“How could the removal of [the Wells Fargo] board members not be warranted given the facts we already know?” Warren asked Fed Chair Janet Yellen during Yellen’s semi-annual testimony before the Senate’s Committee on Banking, Housing, and Urban Affairs on Thursday.
The scandal, which saw the bank acknowledge that 2 million checking and credit card accounts were opened on behalf of existing customers without their authorization, resulted in then-CEO John Stumpf leaving the company and about $180 million in executive compensation getting clawed back.
No changes were made to the company’s board of directors by shareholders at its latest annual meeting, though the chairman and CEO roles were split by the company this year.
Warren outlined that Fed regulations require a bank’s board of directors to ensure there are adequate risk management systems and ways to address emerging risks at the bank, among other things.
“Now, Wells Fargo didn’t come close to meeting those requirements,” Warren said. “They established impossible cross-selling goals and set up a compensation structure that put enormous pressure on employees to open new accounts for existing customers.”
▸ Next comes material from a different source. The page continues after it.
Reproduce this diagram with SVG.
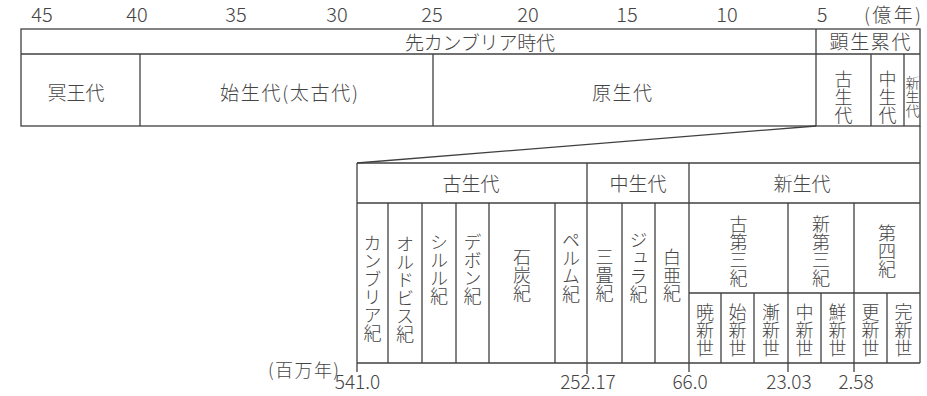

She want on, “And despite a mountain of evidence that these incentives were leading to the creation of fake accounts, the board did nothing for years. The result was thousands of employees opening more than two million fake accounts. Can you explain to me how the Wells Fargo board can possibly have satisfied its obligations under the Fed’s risk management regulations?”
Yellen told Warren she was “not prepared” to discuss what she called a “confidential supervisory matter.”
Yellen did say that the behavior seen at Wells Fargo was “egregious and unacceptable.”
Warren also revealed that Yellen this week responded to a letter written to the Fed by the senator confirming that the Fed does have legal authority to remove the board of directors at a financial institution it oversees if warranted.
“Here’s what worries me,” Warren added, “that time after time, big banks cheat their customers and no actual human beings are held accountable. Instead there’s a fine … and nothing’s going to change at these big banks if that doesn’t change.”
In a statement on Thursday following Warren’s comments, Wells Fargo said, “Wells Fargo’s board and management team have taken many actions in response to its retail sales practices issues, including changes in senior leadership, executive accountability actions and numerous steps to ensure we make things right with any customer affected by unacceptable sales practices.”
Year to date, shares of Wells Fargo are up about 0.5%, while financials are up nearly 8% and the S&P 500 is up over 9%.